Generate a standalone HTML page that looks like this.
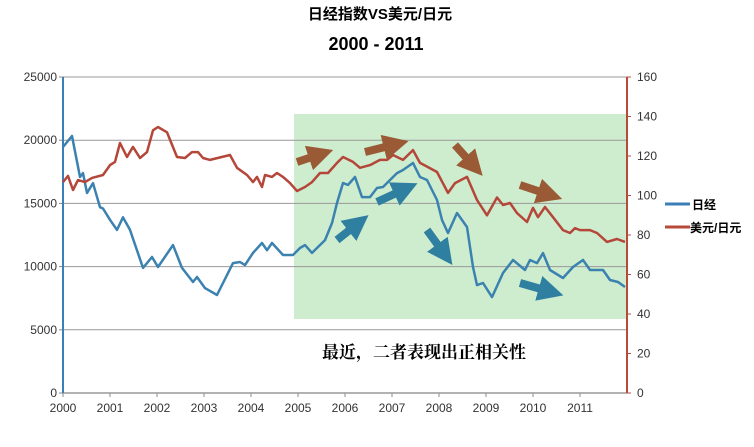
<!DOCTYPE html>
<html><head><meta charset="utf-8"><style>
body{margin:0;background:#fff;width:754px;height:442px;overflow:hidden}
text{font-family:"Liberation Sans","Noto Sans CJK SC",sans-serif}
</style></head><body>
<svg id="chart" width="754" height="442" viewBox="0 0 754 442" xmlns="http://www.w3.org/2000/svg">
<defs>
<marker id="ab" markerWidth="3.2" markerHeight="3.2" refX="1.2" refY="1.6" orient="auto"><path d="M0,0 L3.2,1.6 L0,3.2 Z" fill="#9a5a35"/></marker>
<marker id="at" markerWidth="3.2" markerHeight="3.2" refX="1.2" refY="1.6" orient="auto"><path d="M0,0 L3.2,1.6 L0,3.2 Z" fill="#2f7fa0"/></marker>
</defs>
<text x="380" y="19" text-anchor="middle" font-size="15" font-weight="bold">日经指数VS美元/日元</text>
<text x="376" y="50" text-anchor="middle" font-size="18" font-weight="bold">2000 - 2011</text>
<rect x="294" y="114" width="333" height="205" fill="#c9eac9" opacity="0.9"/>
<g id="grid"></g>
<g id="axes"></g>
<g id="series"></g>
<g stroke-width="8" fill="none">
<line x1="297" y1="162" x2="318" y2="155" stroke="#9a5a35" marker-end="url(#ab)"/>
<line x1="365" y1="152" x2="393" y2="145" stroke="#9a5a35" marker-end="url(#ab)"/>
<line x1="455" y1="145" x2="472" y2="164" stroke="#9a5a35" marker-end="url(#ab)"/>
<line x1="520" y1="185" x2="547" y2="194" stroke="#9a5a35" marker-end="url(#ab)"/>
<line x1="337" y1="240" x2="356" y2="225" stroke="#2f7fa0" marker-end="url(#at)"/>
<line x1="377" y1="202" x2="403" y2="190" stroke="#2f7fa0" marker-end="url(#at)"/>
<line x1="427" y1="230" x2="443" y2="252" stroke="#2f7fa0" marker-end="url(#at)"/>
<line x1="520" y1="283" x2="548" y2="291" stroke="#2f7fa0" marker-end="url(#at)"/>
</g>
<text x="322" y="358" font-size="17" style="font-family:'Noto Serif CJK SC',serif;font-weight:bold">最近，二者表现出正相关性</text>
<g>
<line x1="665" y1="204" x2="690" y2="204" stroke="#3b7fb8" stroke-width="3"/>
<text x="692" y="209" font-size="12" font-weight="bold">日经</text>
<line x1="665" y1="227" x2="690" y2="227" stroke="#b84a3a" stroke-width="3"/>
<text x="690" y="232" font-size="12" font-weight="bold">美元/日元</text>
</g>
</svg>
<script>
const yearTicks=["2000","2001","2002","2003","2004","2005","2006","2007","2008","2009","2010","2011"];
const leftTicks=[0,5000,10000,15000,20000,25000];
const rightTicks=[0,20,40,60,80,100,120,140,160];
const nikkeiX=[63,72,80,83,87,93,100,103,110,117,123,130,143,152,158,173,182,193,197,205,217,233,240,245,253,262,267,272,283,293,300,305,312,325,332,337,343,348,355,362,370,377,383,390,397,403,413,420,427,437,442,448,457,467,473,477,483,492,503,513,525,530,537,543,550,563,573,583,590,603,610,618,625];
const nikkeiVals=[19460,20330,17090,17400,15820,16600,14700,14600,13700,12900,13900,12900,9900,10760,9970,11700,9900,8780,9180,8300,7750,10280,10360,10120,11080,11870,11300,11870,10920,10920,11470,11700,11080,12100,13450,15030,16610,16460,17090,15500,15500,16220,16300,16850,17400,17640,18200,17090,16850,15270,13690,12660,14240,13130,9970,8540,8700,7590,9490,10520,9730,10520,10280,11070,9730,9100,9970,10520,9730,9730,8940,8780,8390];
const usdX=[63,68,73,78,85,92,103,110,115,120,127,133,140,147,153,158,167,177,185,192,198,203,210,230,237,247,253,257,262,265,272,277,283,290,297,305,312,320,328,337,343,353,360,370,380,387,393,403,413,420,428,437,448,455,467,477,487,497,503,510,517,527,533,538,545,553,563,570,575,580,590,597,607,617,625];
const usdVals=[106.8,109.9,102.8,107.8,106.8,108.9,110.4,115.4,117,126.6,119.5,124.6,119,122,133,134.7,132,119.5,119,122,122,119,118,120.5,114,110.4,106.8,109.4,104.3,110.4,109.4,111.4,109.4,106.3,102.3,104.3,106.8,111.4,111.4,116.5,119.5,117,114,115.4,118,118,120.5,118,123,116.5,114.4,111.9,101.3,106.3,109.4,97.7,90,99,95.2,96.2,91.1,86.6,93.7,89,94.2,89,82.5,81,83.5,82.5,82.5,81,76.5,78,76.5];
const X0=63,X1=627,Y0=393,Y1=77;
const tYear=i=>X0+i*(X1-X0)/12;
const yL=v=>Y0-v/25000*(Y0-Y1);
const yR=v=>Y0-v/160*(Y0-Y1);
const NS="http://www.w3.org/2000/svg";
function mk(tag,attrs,parent){const e=document.createElementNS(NS,tag);for(const k in attrs)e.setAttribute(k,attrs[k]);parent.appendChild(e);return e;}
const grid=document.getElementById('grid'),axes=document.getElementById('axes'),series=document.getElementById('series');
leftTicks.forEach(v=>{
  if(v>0){const g=mk('line',{x1:X0,x2:X1,y1:yL(v),y2:yL(v),stroke:'#999','stroke-width':1},grid);
  
  }
  const t=mk('text',{x:X0-6,y:yL(v)+4,'text-anchor':'end','font-size':12,fill:'#333'},axes);t.textContent=v;
  
  
  mk('line',{x1:X0-4,x2:X0,y1:yL(v),y2:yL(v),stroke:'#888'},axes);
});
rightTicks.forEach(v=>{
  const t=mk('text',{x:X1+10,y:yR(v)+4,'font-size':12,fill:'#333'},axes);t.textContent=v;
  
  
  mk('line',{x1:X1,x2:X1+4,y1:yR(v),y2:yR(v),stroke:'#b84a3a'},axes);
});
yearTicks.forEach((y,i)=>{
  const t=mk('text',{x:tYear(i),y:Y0+19,'text-anchor':'middle','font-size':12,fill:'#333'},axes);t.textContent=y;
  
  
  mk('line',{x1:tYear(i),x2:tYear(i),y1:Y0,y2:Y0+4,stroke:'#888'},axes);
});
const xa=mk('line',{x1:X0,x2:X1,y1:Y0,y2:Y0,stroke:'#999','stroke-width':1.5},axes);


const la=mk('line',{x1:X0,x2:X0,y1:Y1,y2:Y0,stroke:'#3b7fb8','stroke-width':2},axes);


const ra=mk('line',{x1:X1,x2:X1,y1:Y1,y2:Y0,stroke:'#b84a3a','stroke-width':2},axes);


const p1=mk('polyline',{points:nikkeiX.map((x,i)=>x+','+yL(nikkeiVals[i]).toFixed(1)).join(' '),fill:'none',stroke:'#3b82b0','stroke-width':2.5,'stroke-linejoin':'round'},series);


const p2=mk('polyline',{points:usdX.map((x,i)=>x+','+yR(usdVals[i]).toFixed(1)).join(' '),fill:'none',stroke:'#b5463a','stroke-width':2.5,'stroke-linejoin':'round'},series);


</script>
</body></html>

> [Your objective] Would you set down the listing exactly, omitting pictures?

> [Worked solution]
Generate a standalone HTML page that looks like this.
<!DOCTYPE html>
<html><head><meta charset="utf-8"><style>
body{margin:0;background:#fff;width:754px;height:442px;overflow:hidden}
text{font-family:"Liberation Sans","Noto Sans CJK SC",sans-serif}
</style></head><body>
<svg id="chart" width="754" height="442" viewBox="0 0 754 442" xmlns="http://www.w3.org/2000/svg">
<defs>
<marker id="ab" markerWidth="3.2" markerHeight="3.2" refX="1.2" refY="1.6" orient="auto"><path d="M0,0 L3.2,1.6 L0,3.2 Z" fill="#9a5a35"/></marker>
<marker id="at" markerWidth="3.2" markerHeight="3.2" refX="1.2" refY="1.6" orient="auto"><path d="M0,0 L3.2,1.6 L0,3.2 Z" fill="#2f7fa0"/></marker>
</defs>
<text x="380" y="19" text-anchor="middle" font-size="15" font-weight="bold">日经指数VS美元/日元</text>
<text x="376" y="50" text-anchor="middle" font-size="18" font-weight="bold">2000 - 2011</text>
<rect x="294" y="114" width="333" height="205" fill="#c9eac9" opacity="0.9"/>
<g id="grid"></g>
<g id="axes"></g>
<g id="series"></g>
<g stroke-width="8" fill="none">
<line x1="297" y1="162" x2="318" y2="155" stroke="#9a5a35" marker-end="url(#ab)"/>
<line x1="365" y1="152" x2="393" y2="145" stroke="#9a5a35" marker-end="url(#ab)"/>
<line x1="455" y1="145" x2="472" y2="164" stroke="#9a5a35" marker-end="url(#ab)"/>
<line x1="520" y1="185" x2="547" y2="194" stroke="#9a5a35" marker-end="url(#ab)"/>
<line x1="337" y1="240" x2="356" y2="225" stroke="#2f7fa0" marker-end="url(#at)"/>
<line x1="377" y1="202" x2="403" y2="190" stroke="#2f7fa0" marker-end="url(#at)"/>
<line x1="427" y1="230" x2="443" y2="252" stroke="#2f7fa0" marker-end="url(#at)"/>
<line x1="520" y1="283" x2="548" y2="291" stroke="#2f7fa0" marker-end="url(#at)"/>
</g>
<text x="322" y="358" font-size="17" style="font-family:'Noto Serif CJK SC',serif;font-weight:bold">最近，二者表现出正相关性</text>
<g>
<line x1="665" y1="204" x2="690" y2="204" stroke="#3b7fb8" stroke-width="3"/>
<text x="692" y="209" font-size="12" font-weight="bold">日经</text>
<line x1="665" y1="227" x2="690" y2="227" stroke="#b84a3a" stroke-width="3"/>
<text x="690" y="232" font-size="12" font-weight="bold">美元/日元</text>
</g>
</svg>
<script>
const yearTicks=["2000","2001","2002","2003","2004","2005","2006","2007","2008","2009","2010","2011"];
const leftTicks=[0,5000,10000,15000,20000,25000];
const rightTicks=[0,20,40,60,80,100,120,140,160];
const nikkeiX=[63,72,80,83,87,93,100,103,110,117,123,130,143,152,158,173,182,193,197,205,217,233,240,245,253,262,267,272,283,293,300,305,312,325,332,337,343,348,355,362,370,377,383,390,397,403,413,420,427,437,442,448,457,467,473,477,483,492,503,513,525,530,537,543,550,563,573,583,590,603,610,618,625];
const nikkeiVals=[19460,20330,17090,17400,15820,16600,14700,14600,13700,12900,13900,12900,9900,10760,9970,11700,9900,8780,9180,8300,7750,10280,10360,10120,11080,11870,11300,11870,10920,10920,11470,11700,11080,12100,13450,15030,16610,16460,17090,15500,15500,16220,16300,16850,17400,17640,18200,17090,16850,15270,13690,12660,14240,13130,9970,8540,8700,7590,9490,10520,9730,10520,10280,11070,9730,9100,9970,10520,9730,9730,8940,8780,8390];
const usdX=[63,68,73,78,85,92,103,110,115,120,127,133,140,147,153,158,167,177,185,192,198,203,210,230,237,247,253,257,262,265,272,277,283,290,297,305,312,320,328,337,343,353,360,370,380,387,393,403,413,420,428,437,448,455,467,477,487,497,503,510,517,527,533,538,545,553,563,570,575,580,590,597,607,617,625];
const usdVals=[106.8,109.9,102.8,107.8,106.8,108.9,110.4,115.4,117,126.6,119.5,124.6,119,122,133,134.7,132,119.5,119,122,122,119,118,120.5,114,110.4,106.8,109.4,104.3,110.4,109.4,111.4,109.4,106.3,102.3,104.3,106.8,111.4,111.4,116.5,119.5,117,114,115.4,118,118,120.5,118,123,116.5,114.4,111.9,101.3,106.3,109.4,97.7,90,99,95.2,96.2,91.1,86.6,93.7,89,94.2,89,82.5,81,83.5,82.5,82.5,81,76.5,78,76.5];
const X0=63,X1=627,Y0=393,Y1=77;
const tYear=i=>X0+i*(X1-X0)/12;
const yL=v=>Y0-v/25000*(Y0-Y1);
const yR=v=>Y0-v/160*(Y0-Y1);
const NS="http://www.w3.org/2000/svg";
function mk(tag,attrs,parent){const e=document.createElementNS(NS,tag);for(const k in attrs)e.setAttribute(k,attrs[k]);parent.appendChild(e);return e;}
const grid=document.getElementById('grid'),axes=document.getElementById('axes'),series=document.getElementById('series');
leftTicks.forEach(v=>{
  if(v>0){const g=mk('line',{x1:X0,x2:X1,y1:yL(v),y2:yL(v),stroke:'#999','stroke-width':1},grid);
  
  }
  const t=mk('text',{x:X0-6,y:yL(v)+4,'text-anchor':'end','font-size':12,fill:'#333'},axes);t.textContent=v;
  
  
  mk('line',{x1:X0-4,x2:X0,y1:yL(v),y2:yL(v),stroke:'#888'},axes);
});
rightTicks.forEach(v=>{
  const t=mk('text',{x:X1+10,y:yR(v)+4,'font-size':12,fill:'#333'},axes);t.textContent=v;
  
  
  mk('line',{x1:X1,x2:X1+4,y1:yR(v),y2:yR(v),stroke:'#b84a3a'},axes);
});
yearTicks.forEach((y,i)=>{
  const t=mk('text',{x:tYear(i),y:Y0+19,'text-anchor':'middle','font-size':12,fill:'#333'},axes);t.textContent=y;
  
  
  mk('line',{x1:tYear(i),x2:tYear(i),y1:Y0,y2:Y0+4,stroke:'#888'},axes);
});
const xa=mk('line',{x1:X0,x2:X1,y1:Y0,y2:Y0,stroke:'#999','stroke-width':1.5},axes);


const la=mk('line',{x1:X0,x2:X0,y1:Y1,y2:Y0,stroke:'#3b7fb8','stroke-width':2},axes);


const ra=mk('line',{x1:X1,x2:X1,y1:Y1,y2:Y0,stroke:'#b84a3a','stroke-width':2},axes);


const p1=mk('polyline',{points:nikkeiX.map((x,i)=>x+','+yL(nikkeiVals[i]).toFixed(1)).join(' '),fill:'none',stroke:'#3b82b0','stroke-width':2.5,'stroke-linejoin':'round'},series);


const p2=mk('polyline',{points:usdX.map((x,i)=>x+','+yR(usdVals[i]).toFixed(1)).join(' '),fill:'none',stroke:'#b5463a','stroke-width':2.5,'stroke-linejoin':'round'},series);


</script>
</body></html>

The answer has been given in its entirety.